Pictures excluded, return the lines below from the first through the line holding "return (px - PL)".

▸ Collected material:
-- start --
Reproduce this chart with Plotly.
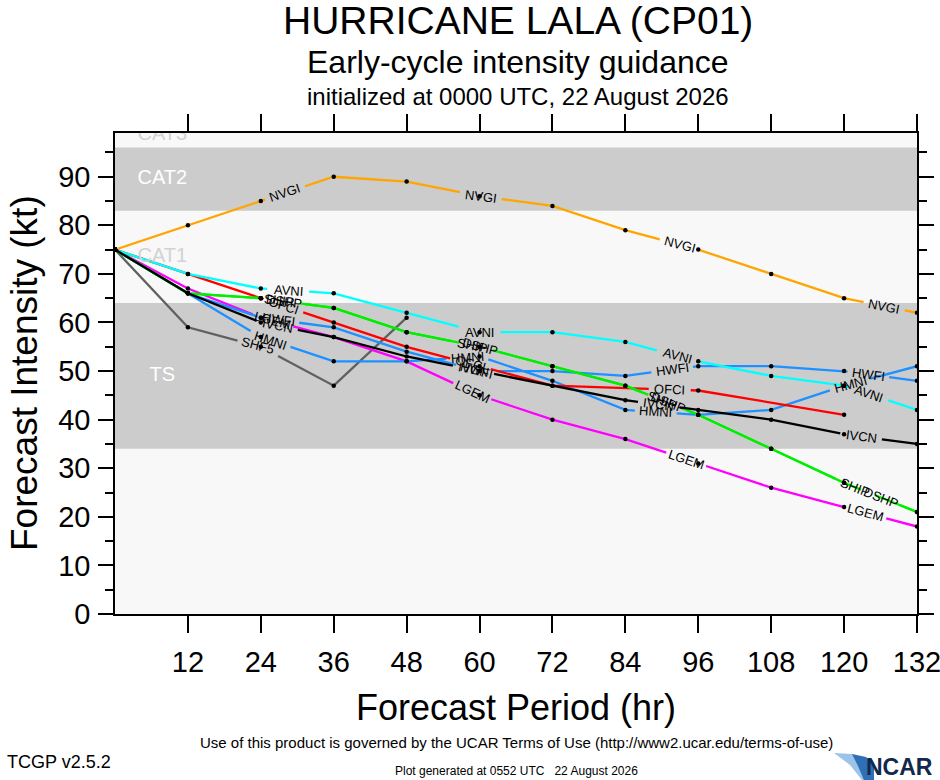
import math
import numpy as np
import plotly.graph_objects as go

# forecast hours and model intensities (kt)
hours = [0, 12, 24, 36, 48, 60, 72, 84, 96, 108, 120, 132]

nvgi = [75, 80, 85, 90, 89, 86, 84, 79, 75, 70, 65, 62]
avni = [75, 70, 67, 66, 62, 58, 58, 56, 52, 49, 47, 42]
ship = [75, 66, 65, 63, 58, 55, 51, 47, 41, 34, 27, 21]
dshp = [75, 66, 65, 63, 58, 55, 51, 47, 41, 34, 27, 21]
ofci = [75, 70, 65, 60, 55, 51, 47, None, 46, None, 41, None]
hwfi = [75, 66, 61, 59, 54, 50, 50, 49, 51, 51, 50, 48]
hmni = [75, 66, 57, 52, 52, 53, 48, 42, 41, 42, 47, 51]
ivcn = [75, 66, 60, 57, 53, 50, 47, 44, 42, 40, 37, 35]
lgem = [75, 67, 61, 57, 52, 45, 40, 36, 31, 26, 22, 18]
shf5 = [75, 59, 55, 47, 61, None, None, None, None, None, None, None]

# intensity bands (kt)
band_names = ["TS", "CAT1", "CAT2", "CAT3"]
band_lo = [34, 64, 83, 96]
band_hi = [64, 83, 96, 113]
band_label_y = [49, 73.5, 89.5, 98.6]

FONT = "Liberation Sans, Arial, Helvetica, sans-serif"

# plot area in pixels
W, H = 940, 780
PL, PR, PT, PB = 115, 917, 133, 614
XMAX, YMAX = 132, 99
sx = (PR - PL) / XMAX
sy = (PB - PT) / YMAX


def paper(px, py):
    return (px - PL) / (PR - PL), (PB - py) / (PB - PT)


# name, values, color, where the labels sit along the line (hr)
models = [
    ("NVGI", nvgi, "#ffa500", [28, 60.2, 93, 126.6]),
    ("SHF5", shf5, "#606060", [23.5]),
    ("LGEM", lgem, "#ff00ff", [26, 58.8, 94, 123.6]),
    ("HMNI", hmni, "#1e90ff", [25.6, 58, 89, 121]),
    ("HWFI", hwfi, "#1e90ff", [26.9, 59.5, 91.7, 124]),
    ("OFCI", ofci, "#ff0000", [27.7, 58.5, 91.3]),
    ("SHIP", ship, "#00ee00", [27, 58.8, 90, 121.8]),
    ("DSHP", dshp, "#00ee00", [27.8, 60, 91, 126]),
    ("AVNI", avni, "#00ffff", [28.5, 60, 92.5, 124]),
    ("IVCN", ivcn, "#000000", [26.7, 59, 89.5, 122.8]),
]

fig = go.Figure()

annotations = []
dot_x, dot_y = [], []
GAP = 21  # half length of the label gap in px

for name, vals, color, lab_hours in models:
    hs = [h for h, v in zip(hours, vals) if v is not None]
    vs = [v for v in vals if v is not None]
    gaps = []
    for hl in lab_hours:
        i = max(j for j in range(len(hs) - 1) if hs[j] <= hl)
        m = (vs[i + 1] - vs[i]) / (hs[i + 1] - hs[i])
        ang = math.degrees(math.atan2(-m * sy, sx))
        dh = GAP * math.cos(math.radians(ang)) / sx
        gaps.append((max(hl - dh, hs[0]), min(hl + dh, hs[-1])))
        annotations.append(dict(
            x=hl, y=float(np.interp(hl, hs, vs)), xref="x", yref="y",
            text=name, showarrow=False, textangle=ang,
            xanchor="center", yanchor="middle",
            font=dict(family=FONT, size=13, color="black")))
    pts = sorted(set(hs) | {a for a, b in gaps} | {b for a, b in gaps})
    lx, ly = [], []
    for p in pts:
        if any(a < p < b for a, b in gaps):
            continue
        lx.append(p)
        ly.append(float(np.interp(p, hs, vs)))
        if any(abs(p - a) < 1e-9 for a, b in gaps):
            lx.append(None)
            ly.append(None)
    fig.add_trace(go.Scatter(x=lx, y=ly, mode="lines",
                             line=dict(color=color, width=2.3),
                             hoverinfo="skip", showlegend=False))
    dot_x += hs
    dot_y += vs

fig.add_trace(go.Scatter(x=dot_x, y=dot_y, mode="markers",
                         marker=dict(color="black", size=4.5),
                         hoverinfo="skip", showlegend=False))

# band labels (clipped by the plot area like the original)
band_colors = ["white", "#d2d2d2", "white", "#d2d2d2"]
fig.add_trace(go.Scatter(x=[7.8] * 4, y=band_label_y, mode="text",
                         text=band_names, cliponaxis=True,
                         textfont=dict(family=FONT, size=20, color=band_colors),
                         hoverinfo="skip", showlegend=False))

shapes = []
for name, lo, hi in zip(band_names, band_lo, band_hi):
    if name in ("TS", "CAT2"):
        shapes.append(dict(type="rect", xref="x", yref="y", x0=0, x1=XMAX,
                           y0=lo, y1=hi, fillcolor="#cccccc",
                           line=dict(width=0), layer="below"))

# NCAR logo swoosh
def ppath(points):
    s = ""
    for cmd, px, py in points:
        x, y = paper(px, py)
        s += f"{cmd}{x:.4f},{y:.4f} "
    return s + "Z"

shapes.append(dict(type="path", xref="paper", yref="paper", layer="above",
                   path=ppath([("M", 834, 753), ("L", 852, 754), ("L", 874, 764),
                               ("L", 874, 780), ("L", 862, 780), ("L", 850, 765)]),
                   fillcolor="#9cc3e8", line=dict(width=0)))
shapes.append(dict(type="path", xref="paper", yref="paper", layer="above",
                   path=ppath([("M", 852, 754), ("L", 866, 757), ("L", 874, 764),
                               ("L", 874, 780), ("L", 864, 780), ("L", 858, 766)]),
                   fillcolor="#2f6fb5", line=dict(width=0)))


def text_ann(px, py, text, size, **kw):
    x, y = paper(px, py)
    d = dict(x=x, y=y, xref="paper", yref="paper", text=text, showarrow=False,
             xanchor="center", yanchor="middle",
             font=dict(family=FONT, size=size, color="black"))
    d.update(kw)
    return d


annotations += [
    text_ann(518, 20, "HURRICANE LALA (CP01)", 39),
    text_ann(518, 62, "Early-cycle intensity guidance", 32),
    text_ann(518, 96, "initialized at 0000 UTC, 22 August 2026", 24),
    text_ann(516, 707, "Forecast Period (hr)", 36),
    text_ann(24, 373, "Forecast Intensity (kt)", 37, textangle=-90),
    text_ann(516, 742, "Use of this product is governed by the UCAR Terms of Use "
             "(http://www2.ucar.edu/terms-of-use)", 15),
    text_ann(5, 762, "TCGP v2.5.2", 18, xanchor="left"),
    text_ann(516, 771, "Plot generated at 0552 UTC   22 August 2026", 12),
    text_ann(935, 767, "<b>NCAR</b>", 23, xanchor="right",
             font=dict(family=FONT, size=23, color="#12284c")),
]

fig.update_layout(
    width=W, height=H, autosize=False,
    margin=dict(l=PL, r=W - PR, t=PT, b=H - PB, pad=0),
    paper_bgcolor="white",
    plot_bgcolor="#f8f8f8",
    showlegend=False,
    shapes=shapes,
    annotations=annotations,
    font=dict(family=FONT, color="black"),
)

fig.update_xaxes(range=[0, XMAX], tickvals=hours[1:], ticks="outside",
                 ticklen=17, tickwidth=1.5, tickcolor="black", automargin=False,
                 ticklabeloverflow="allow",
                 showline=True, linecolor="black", linewidth=1.5, mirror="ticks",
                 showgrid=False, zeroline=False, ticklabelstandoff=4,
                 tickfont=dict(family=FONT, size=29))
fig.update_yaxes(range=[0, YMAX], tick0=0, dtick=10, ticks="outside",
                 ticklen=15, tickwidth=1.5, tickcolor="black", automargin=False,
                 ticklabeloverflow="allow",
                 minor=dict(dtick=5, ticks="outside", ticklen=8, tickwidth=1.5,
                            tickcolor="black", showgrid=False),
                 showline=True, linecolor="black", linewidth=1.5, mirror="ticks",
                 showgrid=False, zeroline=False, ticklabelstandoff=2,
                 tickfont=dict(family=FONT, size=29))

fig.write_html("out.html",
               config={"responsive": False, "displayModeBar": False},
               post_script="document.body.style.margin='0';"
                           "document.body.style.overflow='hidden';")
-- end --
▸ Reply to the exercise:
Reproduce this chart with Plotly.
import math
import numpy as np
import plotly.graph_objects as go

# forecast hours and model intensities (kt)
hours = [0, 12, 24, 36, 48, 60, 72, 84, 96, 108, 120, 132]

nvgi = [75, 80, 85, 90, 89, 86, 84, 79, 75, 70, 65, 62]
avni = [75, 70, 67, 66, 62, 58, 58, 56, 52, 49, 47, 42]
ship = [75, 66, 65, 63, 58, 55, 51, 47, 41, 34, 27, 21]
dshp = [75, 66, 65, 63, 58, 55, 51, 47, 41, 34, 27, 21]
ofci = [75, 70, 65, 60, 55, 51, 47, None, 46, None, 41, None]
hwfi = [75, 66, 61, 59, 54, 50, 50, 49, 51, 51, 50, 48]
hmni = [75, 66, 57, 52, 52, 53, 48, 42, 41, 42, 47, 51]
ivcn = [75, 66, 60, 57, 53, 50, 47, 44, 42, 40, 37, 35]
lgem = [75, 67, 61, 57, 52, 45, 40, 36, 31, 26, 22, 18]
shf5 = [75, 59, 55, 47, 61, None, None, None, None, None, None, None]

# intensity bands (kt)
band_names = ["TS", "CAT1", "CAT2", "CAT3"]
band_lo = [34, 64, 83, 96]
band_hi = [64, 83, 96, 113]
band_label_y = [49, 73.5, 89.5, 98.6]

FONT = "Liberation Sans, Arial, Helvetica, sans-serif"

# plot area in pixels
W, H = 940, 780
PL, PR, PT, PB = 115, 917, 133, 614
XMAX, YMAX = 132, 99
sx = (PR - PL) / XMAX
sy = (PB - PT) / YMAX


def paper(px, py):
    return (px - PL) / (PR - PL), (PB - py) / (PB - PT)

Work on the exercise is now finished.